Al cinema, in questi giorni, interpreta Melo La Qualunque, impacciato e adorante figlio del politicante calabrese, uno dei cavalli di battaglia di Antonio Albanese, star indiscussa di Qualunquemente, che a breve sarà presentato anche al Festival di Berlino nella sezione Panorama. Con Davide Giordano abbiamo voluto parlare di come è nato il personaggio di Melo, ma anche in che modo ha lavorato con Albanese e altri talenti comici nostrani. E di altro ancora.
A vedere Melo La Qualunque, viene da pensare (per quanto riguarda il look) ad un controverso esordiente del nostro panorama politico, figlio di un leader altrettanto discusso. E' una casualità, oppure hai preso spunto anche da lui?
E' una casualità, non mi sono ispirato a nessuno di reale. L'unica coincidenza è che Cetto chiama Melo affettuosamente pruppo, che significa polipo. Sempre di un pesce si tratta. Mi sono ispirato a tanti lungometraggi di vario genere da Up della Pixar (nello specifico nei primi trenta minuti del film) a Il papà di Giovanna di Pupi Avati. Titoli lontani da Qualunquemente, ma che mi hanno aiutato a creare Melo.
Come hai costruito il personaggio di Melo, l'hai sviluppato insieme ad Albanese, oppure hai seguito delle direttive già tracciate?
Nel film, Melo subisce una trasformazione per cui all'inizio, assieme ad Antonio - che è un papà eccezionale a differenza di Cetto - abbiamo lavorato sugli opposti: Melo ha una voce flebile, tende a tenere la testa sempre china davanti al padre e ha quasi sempre gli occhi lucidi e poi muove la bocca in modo strano, sembra quasi che ingoi le parole. Ha un passo impacciato, dovuto a delle scarpe enormi che portavo e degli occhiali da nerd anche quelli più grandi del giusto. E' stato bello rapportare tutto questo a Cetto che non si riconosce nel figlio mentre, a sua volta Melo subisce la personalità del padre, che adora.
Qualunquemente esce in un periodo decisamente delicato per la politica italiana. C'è un politico corrotto, ignorante, donnaiolo... Credi che possa spingere il pubblico a qualche riflessione, o al contrario, si propone di sciogliere un po' la tensione?
Oltre che con Albanese, hai lavorato anche con Anna Marchesini, a teatro. Due grandi talenti comici, insomma. In che modo si lavora con loro, c'è spazio per la leggerezza che regalano al pubblico, oppure l'impegno prevale sul resto?

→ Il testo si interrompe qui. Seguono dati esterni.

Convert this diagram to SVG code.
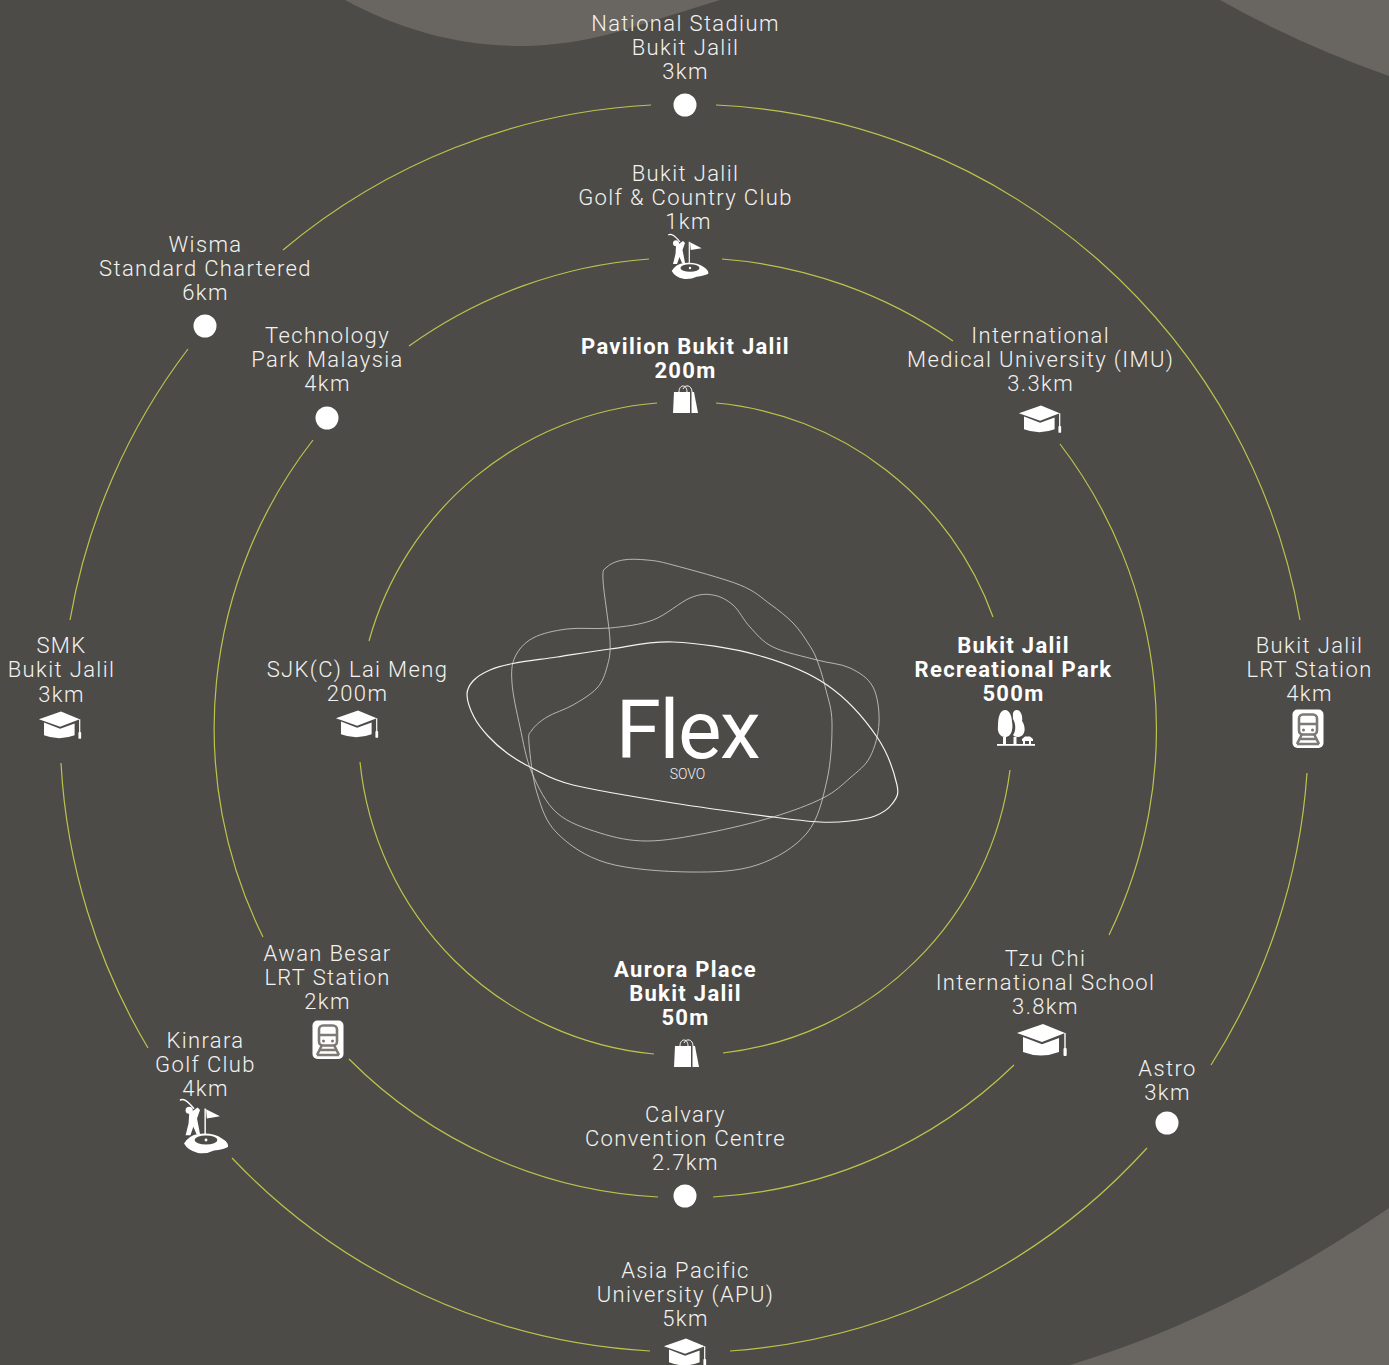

L'impegno è alla base di questo lavoro. Ho frequentato l'Accademia Nazionale d'Arte Drammatica Silvio d'Amico e lì questo concetto si impara a fondo. E poi quando lavori con due grandi maestri come Antonio e Anna capisci che alla leggerezza ci si arriva, che è un obiettivo, ma dietro c'è un lavoro enorme, profondo e in continua ascesa e discesa. Poi quando si lavora assieme ancora di più. Con Antonio ci siamo trovati benissimo, abbiamo giocato seriamente ma divertendoci davvero tanto.
Non solo comicità nel tuo lavoro, ma anche dramma. Hai interpretato e diretto uno spettacolo teatrale che si intitola P di Pinocchio, e già in passato avevi interpretato il burattino in un'altro lavoro. Come mai questa fascinazione per il personaggio di Collodi?
Il testo di Collodi assieme a quello dell'Amleto di Shakespeare è tra le mie fascinazioni più grandi. Fare Pinocchio o Amleto credo sia una delle cose più belle che ad un attore possano capitare, e poi ogni volta che li affronti, ti rendi conto che è ancora tutto da capire. E allora provi anche altri linguaggi teatrali come è stato per P di Pinocchio che in realtà, più che uno spettacolo era una performance visiva.
Cosa ti aspetta, nei prossimi mesi di questo 2011? Progetti in cantiere?
Adesso sono in tournée accanto a Carlo Cecchi con il Sogno di una notte di mezza estate di Shakespeare in cui interpreto Demetrio e dopo c'è un progetto di cui preferisco non parlare, almeno non cosi presto!